Meandering Through A Hearing World
Have you ever had a hearing mishap? A time when you thought you heard what someone said, only to find you were wrong? To my amazement I’ve had more hearing dramas than I care to remember.
Not long ago, my husband and I attended a dinner dance with a group of friends. We ended up in an impossible hearing environment, sitting at a table for ten with a band close by, belting out tunes from the seventies and eighties. Lively souls filled every available chair, all chatting at once. Waiters circulated taking orders. You can imagine the noise.
In spite of the din, I had a fantastic time. I had met the person sitting next to me before and thought I remembered her name. She’s a retired nurse, very friendly, and vivacious. After mentioning my hearing troubles, she faced me and spoke slowly and deliberately. I thought I was doing well, conversing with her about kids, grandkids, pets, and our former work lives, in between dancing and eating a nice dinner. The next day my husband couldn’t stop talking about our fun evening. He asked me how I liked talking with Joanne.
“Who’s Joanne?” I asked.
“She was sitting next to you,” he told me. “You spent all evening talking with her.”

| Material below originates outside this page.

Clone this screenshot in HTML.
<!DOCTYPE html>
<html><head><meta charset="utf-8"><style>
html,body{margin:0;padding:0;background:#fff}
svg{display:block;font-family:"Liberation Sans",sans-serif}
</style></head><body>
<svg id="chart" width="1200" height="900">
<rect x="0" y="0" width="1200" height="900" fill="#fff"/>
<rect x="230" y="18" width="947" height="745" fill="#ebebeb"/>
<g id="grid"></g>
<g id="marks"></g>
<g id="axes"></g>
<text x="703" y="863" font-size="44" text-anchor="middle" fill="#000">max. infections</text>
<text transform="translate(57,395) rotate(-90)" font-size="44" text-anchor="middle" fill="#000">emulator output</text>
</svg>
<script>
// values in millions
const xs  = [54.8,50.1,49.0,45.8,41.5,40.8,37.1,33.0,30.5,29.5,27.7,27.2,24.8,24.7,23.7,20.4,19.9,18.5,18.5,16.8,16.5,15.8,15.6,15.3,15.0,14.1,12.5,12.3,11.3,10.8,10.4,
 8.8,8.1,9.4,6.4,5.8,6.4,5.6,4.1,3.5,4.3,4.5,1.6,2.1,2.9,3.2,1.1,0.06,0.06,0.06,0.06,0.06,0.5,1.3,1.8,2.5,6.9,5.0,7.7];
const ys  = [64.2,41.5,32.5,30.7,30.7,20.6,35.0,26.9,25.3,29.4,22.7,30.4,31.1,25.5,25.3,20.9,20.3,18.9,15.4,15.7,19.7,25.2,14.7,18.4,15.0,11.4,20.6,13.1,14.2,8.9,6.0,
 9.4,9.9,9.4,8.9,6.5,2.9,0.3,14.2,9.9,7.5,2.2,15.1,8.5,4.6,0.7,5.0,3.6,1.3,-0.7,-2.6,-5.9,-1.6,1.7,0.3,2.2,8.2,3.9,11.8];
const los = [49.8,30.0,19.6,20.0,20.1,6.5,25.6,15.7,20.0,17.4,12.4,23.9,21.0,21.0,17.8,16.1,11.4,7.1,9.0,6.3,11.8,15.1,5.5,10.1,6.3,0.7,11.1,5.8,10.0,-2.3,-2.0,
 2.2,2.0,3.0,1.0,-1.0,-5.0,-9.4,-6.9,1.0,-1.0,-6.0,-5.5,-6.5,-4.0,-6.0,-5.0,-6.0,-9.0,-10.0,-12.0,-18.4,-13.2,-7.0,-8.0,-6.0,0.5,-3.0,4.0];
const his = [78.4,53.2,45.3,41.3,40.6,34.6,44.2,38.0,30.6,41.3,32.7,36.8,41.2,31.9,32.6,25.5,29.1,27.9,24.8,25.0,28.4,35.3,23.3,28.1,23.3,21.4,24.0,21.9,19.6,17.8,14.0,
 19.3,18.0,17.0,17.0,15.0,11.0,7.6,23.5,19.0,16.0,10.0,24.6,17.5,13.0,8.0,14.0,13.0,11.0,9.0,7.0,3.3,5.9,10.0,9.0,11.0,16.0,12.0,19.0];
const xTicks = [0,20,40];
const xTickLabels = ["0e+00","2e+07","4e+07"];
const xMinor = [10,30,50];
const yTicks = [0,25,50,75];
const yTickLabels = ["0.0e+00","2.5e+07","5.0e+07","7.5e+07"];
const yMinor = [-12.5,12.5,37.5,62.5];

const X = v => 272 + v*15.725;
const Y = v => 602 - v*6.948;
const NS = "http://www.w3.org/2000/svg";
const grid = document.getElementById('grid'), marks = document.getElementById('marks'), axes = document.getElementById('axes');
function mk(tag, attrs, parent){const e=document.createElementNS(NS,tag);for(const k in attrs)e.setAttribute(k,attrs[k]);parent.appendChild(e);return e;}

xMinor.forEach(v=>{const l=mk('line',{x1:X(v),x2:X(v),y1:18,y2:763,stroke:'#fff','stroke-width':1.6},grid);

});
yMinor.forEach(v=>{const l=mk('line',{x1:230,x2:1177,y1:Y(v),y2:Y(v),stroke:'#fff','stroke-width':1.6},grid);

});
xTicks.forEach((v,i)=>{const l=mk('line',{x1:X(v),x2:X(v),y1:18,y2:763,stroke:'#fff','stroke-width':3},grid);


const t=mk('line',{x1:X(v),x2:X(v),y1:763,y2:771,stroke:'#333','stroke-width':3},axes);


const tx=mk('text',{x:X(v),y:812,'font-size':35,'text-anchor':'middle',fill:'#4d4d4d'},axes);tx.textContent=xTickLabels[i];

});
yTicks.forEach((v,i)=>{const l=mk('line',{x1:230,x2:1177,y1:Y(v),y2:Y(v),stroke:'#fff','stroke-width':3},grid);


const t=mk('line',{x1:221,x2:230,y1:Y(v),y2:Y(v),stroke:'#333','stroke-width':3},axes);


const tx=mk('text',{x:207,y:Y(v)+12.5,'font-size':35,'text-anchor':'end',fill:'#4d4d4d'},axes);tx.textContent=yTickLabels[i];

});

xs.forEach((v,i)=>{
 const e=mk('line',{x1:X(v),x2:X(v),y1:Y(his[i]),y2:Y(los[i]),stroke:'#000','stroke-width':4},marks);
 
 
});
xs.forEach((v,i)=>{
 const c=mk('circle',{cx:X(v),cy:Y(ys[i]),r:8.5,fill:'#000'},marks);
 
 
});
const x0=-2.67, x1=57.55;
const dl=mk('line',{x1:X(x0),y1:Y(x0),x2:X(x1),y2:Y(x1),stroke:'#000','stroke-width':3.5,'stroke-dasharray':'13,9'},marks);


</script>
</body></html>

“Oh, goodness. I kept calling her Ann.”
“Maybe she goes by Ann,” my husband said, laughing. (After twenty years of marriage, he knows how my hearing works or doesn’t!)

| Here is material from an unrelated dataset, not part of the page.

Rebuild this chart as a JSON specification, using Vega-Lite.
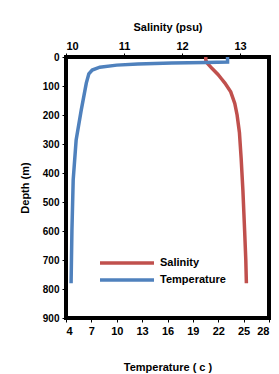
{
  "$schema": "https://vega.github.io/schema/vega-lite/v6.json",
  "width": 203,
  "height": 261,
  "autosize": {"type": "none"},
  "padding": {"left": 66, "top": 57, "right": 10, "bottom": 56},
  "background": "white",
  "config": {
    "font": "Liberation Sans",
    "view": {"stroke": "black", "strokeWidth": 4},
    "axis": {
      "grid": false,
      "domain": false,
      "tickColor": "black",
      "tickSize": 4,
      "labelOverlap": false,
      "labelFont": "Liberation Sans",
      "labelFontWeight": "bold",
      "labelFontSize": 11,
      "labelColor": "black",
      "titleFont": "Liberation Sans",
      "titleFontWeight": "bold",
      "titleFontSize": 11,
      "titleColor": "black"
    }
  },
  "datasets": {
    "sal": [
      {"depth": 0, "v": 12.41},
      {"depth": 10, "v": 12.41},
      {"depth": 20, "v": 12.43},
      {"depth": 40, "v": 12.52},
      {"depth": 60, "v": 12.62},
      {"depth": 75, "v": 12.68},
      {"depth": 90, "v": 12.74},
      {"depth": 120, "v": 12.84},
      {"depth": 160, "v": 12.91},
      {"depth": 200, "v": 12.95},
      {"depth": 260, "v": 12.99},
      {"depth": 350, "v": 13.02},
      {"depth": 460, "v": 13.05},
      {"depth": 600, "v": 13.08},
      {"depth": 700, "v": 13.10},
      {"depth": 780, "v": 13.11}
    ],
    "temp": [
      {"depth": 0, "v": 23.1},
      {"depth": 17, "v": 23.1},
      {"depth": 19, "v": 20.5},
      {"depth": 21, "v": 16.5},
      {"depth": 24, "v": 12.5},
      {"depth": 28, "v": 10.0},
      {"depth": 35, "v": 8.0},
      {"depth": 45, "v": 7.1},
      {"depth": 58, "v": 6.7},
      {"depth": 90, "v": 6.4},
      {"depth": 183, "v": 5.8},
      {"depth": 286, "v": 5.2},
      {"depth": 424, "v": 4.85},
      {"depth": 600, "v": 4.7},
      {"depth": 780, "v": 4.6}
    ]
  },
  "layer": [
    {
      "data": {"name": "sal"},
      "transform": [{"calculate": "'Salinity'", "as": "series"}],
      "mark": {"type": "line", "strokeWidth": 3.5, "strokeCap": "butt"},
      "encoding": {
        "x": {
          "field": "v", "type": "quantitative",
          "scale": {"domain": [10, 13.5], "nice": false, "zero": false},
          "axis": {"orient": "top", "values": [10, 11, 12, 13], "title": "Salinity (psu)", "titlePadding": 8, "labelPadding": 2}
        },
        "y": {
          "field": "depth", "type": "quantitative",
          "scale": {"domain": [0, 900], "reverse": true, "nice": false},
          "axis": {"values": [0,100,200,300,400,500,600,700,800,900], "labelOverlap": false, "title": "Depth (m)", "titlePadding": 12, "labelPadding": 3, "labelFontSize": 10}
        },
        "order": {"field": "depth", "type": "quantitative"},
        "color": {
          "field": "series", "type": "nominal",
          "scale": {"domain": ["Salinity", "Temperature"], "range": ["#C0504D", "#4F81BD"]},
          "legend": {
            "orient": "none", "legendX": 54, "legendY": 199, "title": null, "padding": 0,
            "symbolType": "M-5.4,0H5.4", "symbolSize": 100, "symbolStrokeWidth": 3.5,
            "labelFont": "Liberation Sans", "labelFontWeight": "bold", "labelFontSize": 11, "labelColor": "black",
            "rowPadding": 3, "labelOffset": 26
          }
        }
      }
    },
    {
      "data": {"name": "temp"},
      "transform": [{"calculate": "'Temperature'", "as": "series"}],
      "mark": {"type": "line", "strokeWidth": 3.5, "strokeCap": "butt"},
      "encoding": {
        "x": {
          "field": "v", "type": "quantitative",
          "scale": {"domain": [4, 28], "nice": false, "zero": false},
          "axis": {"orient": "bottom", "values": [4,7,10,13,16,19,22,25,28], "title": "Temperature ( c )", "titlePadding": 25, "labelPadding": 3}
        },
        "y": {
          "field": "depth", "type": "quantitative",
          "axis": {"values": [0,100,200,300,400,500,600,700,800,900], "labelOverlap": false, "title": "Depth (m)", "titlePadding": 12, "labelPadding": 3, "labelFontSize": 10}
        },
        "order": {"field": "depth", "type": "quantitative"},
        "color": {"field": "series", "type": "nominal"}
      }
    }
  ],
  "resolve": {"scale": {"x": "independent"}}
}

My husband asked what Joanne and I talked about. After relating all that I remembered, I said, “My audiologist told me that I only hear between fifty to sixty percent of what is being said. I wonder how much of what I just told you about my conversation with Joanne is fact.”
“What do you mean?” my husband asked.
“I was calling her by the wrong name,” I said. “Maybe I didn’t hear all she said, and I’m only filling in the blanks. My way of trying to make sense of it all.”
“You’re not sure what she said?”
“I hear what I hear,” I said, shrugging.
My husband patted my shoulder. “You had a good time,” he said. “That’s what’s important.”
And so it goes. While meandering through the hearing world, I realize I’m not always aware of what people say to me. Yet Joanne (aka Ann) didn’t seem to mind. I either answered her appropriately or she let our discourse take us where it went. Either way, we managed conversation in hellish noise. I assume she enjoyed my company as much as I enjoyed hers.
When we suffer from hearing loss, all we can do is try. If now and then, life tosses in an opportunity to enjoy a glass of wine, a fine dinner, and some music, why not? Go out and have a good time without worrying about what you hear. You might end up dancing the night away without a hearing care in the world.